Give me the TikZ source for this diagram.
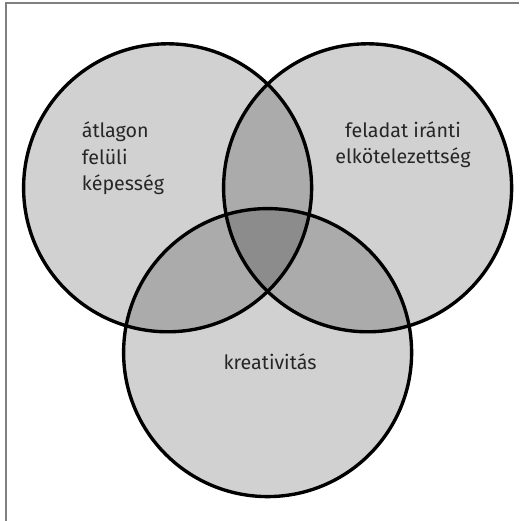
\documentclass[tikz,border=0pt]{standalone}
\usepackage{fontspec}
\setmainfont{Fira Sans}
\begin{document}
\begin{tikzpicture}
        [set/.style={circle, draw=black, line width=2.4pt, fill=black, fill opacity=.18, minimum size=7.2cm, inner sep=0pt},
        setname/.style={black!85, font=\fontsize{14}{18.9}\selectfont, inner sep=0pt},
        frame/.style={gray, line width=.9pt}]

        \useasboundingbox (0,0) rectangle (12.975,13.025);

        \draw [frame] (0.15,0) -- (0.15,12.95) -- (12.975,12.95);

        \node [set] (abil) at (4.19, 8.33) {};
        \node [set] (commit) at (9.19, 8.33) {};
        \node [set] (creat) at (6.69, 4.21) {};

        \node [setname, anchor=base west, align=left] (abiltext) at (2.04, 8.25) {átlagon\\felüli\\képesség};
        \node [setname, anchor=base, align=center] (committext) at (10.075, 8.925) {feladat iránti\\elkötelezettség};
        \node [setname, anchor=base] (creattext) at (6.75, 3.775) {kreativitás};
\end{tikzpicture}
\end{document}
══════════════════════════════
# The exercise:
Make an exact copy of the whole listing, but don't bring over any pictures.

# Problem solution:
Give me the TikZ source for this diagram.
\documentclass[tikz,border=0pt]{standalone}
\usepackage{fontspec}
\setmainfont{Fira Sans}
\begin{document}
\begin{tikzpicture}
        [set/.style={circle, draw=black, line width=2.4pt, fill=black, fill opacity=.18, minimum size=7.2cm, inner sep=0pt},
        setname/.style={black!85, font=\fontsize{14}{18.9}\selectfont, inner sep=0pt},
        frame/.style={gray, line width=.9pt}]

        \useasboundingbox (0,0) rectangle (12.975,13.025);

        \draw [frame] (0.15,0) -- (0.15,12.95) -- (12.975,12.95);

        \node [set] (abil) at (4.19, 8.33) {};
        \node [set] (commit) at (9.19, 8.33) {};
        \node [set] (creat) at (6.69, 4.21) {};

        \node [setname, anchor=base west, align=left] (abiltext) at (2.04, 8.25) {átlagon\\felüli\\képesség};
        \node [setname, anchor=base, align=center] (committext) at (10.075, 8.925) {feladat iránti\\elkötelezettség};
        \node [setname, anchor=base] (creattext) at (6.75, 3.775) {kreativitás};
\end{tikzpicture}
\end{document}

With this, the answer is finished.